Dissolution of different rare earth oxides RE2O3 and cyclosilicate Ca3RE2(Si3O9)2 was studied at 1200 °C in a pseudo-ternary CAS melt. This investigation is relevant to CMAS resistant thermal barrier coatings (TBC) used in aircraft engines. CMAS is a generic term for the molten siliceous deposits resulting from the ingestion of mineral particles with the intake air. The aim was to assess the influence of the rare earth on the reaction kinetics, solubility limits and underlying phase equilibria in a model CAS melt. RE2O3 (RE = Nd, Sm, Gd, Dy and Yb) were selected to span a wide range of trivalent lanthanide sesquioxides and Lewis basicities. Powders dispersed in CAS glass-beads were reacted at 1200 °C and quenched after several durations.

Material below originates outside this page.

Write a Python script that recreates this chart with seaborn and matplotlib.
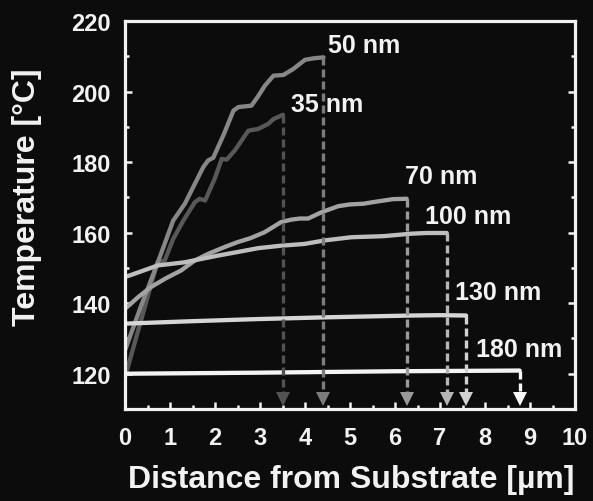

All the RE2O3 led to the formation of metastable apatite, and then to stabilization of cyclosilicate in CAS. Disilicate Yb2Si2O7 was also obtained in Yb2O3 bead-sample during early-stage of interaction. However, RE2O3 oxide basicity has a direct influence on silicates (apatite, disilicate and cyclosilicate) solubility limits in CAS, on RE-apatite crystal growth as well as on induction time for RE-cyclosilicate nucleation. The results are discussed in the light of crystal chemistry, thermodynamic considerations and RE cation field strength (Z/r²) which is alternative to define oxide basicity.